The Cambrian Explosion – around 541 million years ago – was when life and organisms really got going on planet Earth. Now new research has revealed how that explosion of life has left behind traces deep within Earth's mantle.
For scientists, it shows the connected interplay between Earth's surface and what lies beneath, as sediments carrying organic material are pushed under the ground over vast geological timescales through subduction.
The new study looked at rare, diamond-filled volcanic rocks called kimberlites. When they're pushed up to the surface, they tell us what's happening deep in the mantle, and researchers measured the carbon composition in 144 samples taken from 60 locations around the world.
A prevailing view among geologists is that carbon trapped inside diamonds doesn't vary considerably over grand timescales of hundreds of millions of years.
Yet here the researchers found a shift in the ratio of specific carbon isotopes around 250 million years ago, about the time that sediment from the Cambrian Explosion would've been folded into the mantle. It's a shift potentially caused by the immense changes in the carbon cycle during a time when the biosphere was increasing in mass and diversity.
"These observations demonstrate that biogeochemical processes at Earth's surface have a profound influence on the deep mantle, revealing an integral link between the deep and shallow carbon cycles," write the researchers.
This link between the cycling of carbon close to the surface and deeper underground hasn't been easy to measure – and indeed it has changed significantly throughout the billions of years that Earth has been around, rather than staying fixed.

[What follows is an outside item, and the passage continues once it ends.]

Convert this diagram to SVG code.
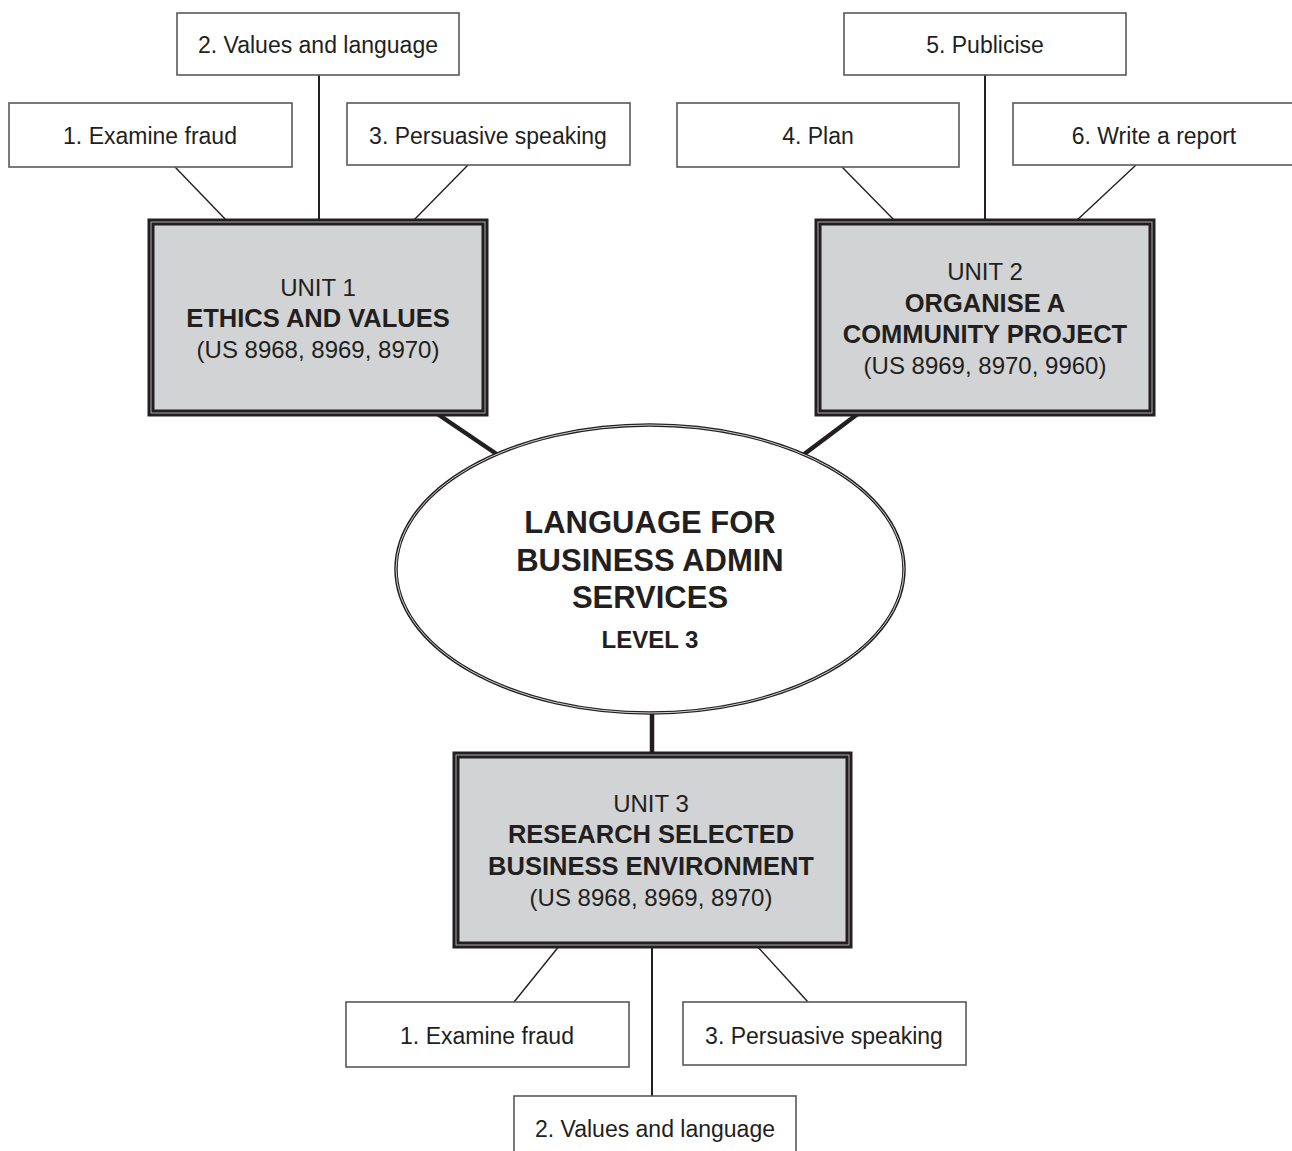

It does seem clear though that dead creatures trapped in sediment found their way into the mantle through plate tectonics. Their carbon remains mixed with other material before eventually reaching the surface again through events like volcanic eruptions.
The link was confirmed by further observations of strontium and hafnium in the samples. They matched the carbon pattern, narrowing down the number of possibilities for how these rock compositions were altered.
"This means that the signature for carbon cannot be explained by other processes such as degassing, because otherwise the isotopes of strontium and hafnium would not be correlated with those of carbon," says geochemist Andrea Giuliani from ETH Zurich in Switzerland.
Technically, what we're dealing with here is sedimentary subduction flux, and these carbon cycle details are important in terms of being aware of what's happening on our planet – especially as the effects of the climate crisis continue to be felt.
New studies continue to reveal more about how carbon is taken from and released back into the atmosphere, especially through the continuous recycling of the tectonic plates that make up the surface of the planet.
Scientists know that relatively speaking, only small amounts of sediment ever get pushed deep into the mantle through subduction zones, which means that traces of the Cambrian Explosion must have taken a direct route to the depths of the mantle.
"This confirms that the subducted rock material in Earth's mantle is not distributed homogeneously, but moves along specific trajectories," says Giuliani.
"Earth is really a complex overall system. And we now want to understand this system in more detail."
The research has been published in Science Advances.